■ Work to be completed:
Starting with the first line of the listing, quote each line exactly until and including the one with "(0,0) rectangle (1040,474);", leaving pictures out.

# start of Material

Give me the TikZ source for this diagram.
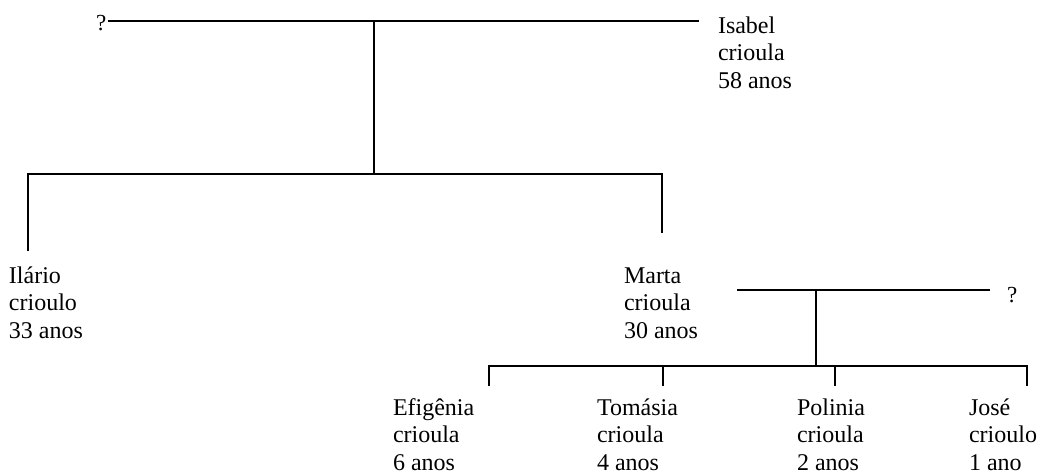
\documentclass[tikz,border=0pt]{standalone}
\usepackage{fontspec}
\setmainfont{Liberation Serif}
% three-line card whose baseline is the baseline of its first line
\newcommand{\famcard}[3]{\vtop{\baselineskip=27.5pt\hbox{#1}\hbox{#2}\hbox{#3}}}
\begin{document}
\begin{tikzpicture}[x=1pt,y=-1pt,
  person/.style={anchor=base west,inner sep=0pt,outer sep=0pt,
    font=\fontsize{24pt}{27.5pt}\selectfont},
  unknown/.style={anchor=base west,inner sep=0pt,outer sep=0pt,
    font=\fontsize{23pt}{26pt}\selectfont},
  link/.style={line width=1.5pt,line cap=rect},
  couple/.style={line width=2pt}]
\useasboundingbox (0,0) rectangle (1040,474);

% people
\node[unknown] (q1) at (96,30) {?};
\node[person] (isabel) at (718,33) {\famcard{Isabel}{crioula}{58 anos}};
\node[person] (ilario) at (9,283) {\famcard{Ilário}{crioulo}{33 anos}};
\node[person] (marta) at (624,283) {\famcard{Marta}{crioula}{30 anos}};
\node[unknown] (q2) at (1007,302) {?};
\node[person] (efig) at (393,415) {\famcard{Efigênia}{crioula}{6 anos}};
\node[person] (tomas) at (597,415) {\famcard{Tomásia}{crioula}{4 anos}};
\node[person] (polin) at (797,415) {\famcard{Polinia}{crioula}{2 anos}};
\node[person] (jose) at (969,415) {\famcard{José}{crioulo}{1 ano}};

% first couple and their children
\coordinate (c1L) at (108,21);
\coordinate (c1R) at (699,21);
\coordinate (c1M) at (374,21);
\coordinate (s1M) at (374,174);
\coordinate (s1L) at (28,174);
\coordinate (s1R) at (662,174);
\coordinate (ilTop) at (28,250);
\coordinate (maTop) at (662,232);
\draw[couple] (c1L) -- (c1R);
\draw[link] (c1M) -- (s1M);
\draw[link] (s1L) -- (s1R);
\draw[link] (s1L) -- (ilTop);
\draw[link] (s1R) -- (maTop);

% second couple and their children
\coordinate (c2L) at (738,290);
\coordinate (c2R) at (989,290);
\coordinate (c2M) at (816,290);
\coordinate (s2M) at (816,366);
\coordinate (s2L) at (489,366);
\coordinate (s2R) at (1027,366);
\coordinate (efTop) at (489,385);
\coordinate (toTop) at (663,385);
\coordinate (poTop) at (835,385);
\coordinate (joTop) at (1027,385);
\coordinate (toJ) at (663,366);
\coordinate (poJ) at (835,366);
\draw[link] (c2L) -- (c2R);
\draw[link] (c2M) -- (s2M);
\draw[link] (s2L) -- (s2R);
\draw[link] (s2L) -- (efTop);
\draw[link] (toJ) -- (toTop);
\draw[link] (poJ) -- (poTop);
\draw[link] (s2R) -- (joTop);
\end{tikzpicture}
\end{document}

# end of Material

■ Written answer:
Give me the TikZ source for this diagram.
\documentclass[tikz,border=0pt]{standalone}
\usepackage{fontspec}
\setmainfont{Liberation Serif}
% three-line card whose baseline is the baseline of its first line
\newcommand{\famcard}[3]{\vtop{\baselineskip=27.5pt\hbox{#1}\hbox{#2}\hbox{#3}}}
\begin{document}
\begin{tikzpicture}[x=1pt,y=-1pt,
  person/.style={anchor=base west,inner sep=0pt,outer sep=0pt,
    font=\fontsize{24pt}{27.5pt}\selectfont},
  unknown/.style={anchor=base west,inner sep=0pt,outer sep=0pt,
    font=\fontsize{23pt}{26pt}\selectfont},
  link/.style={line width=1.5pt,line cap=rect},
  couple/.style={line width=2pt}]
\useasboundingbox (0,0) rectangle (1040,474);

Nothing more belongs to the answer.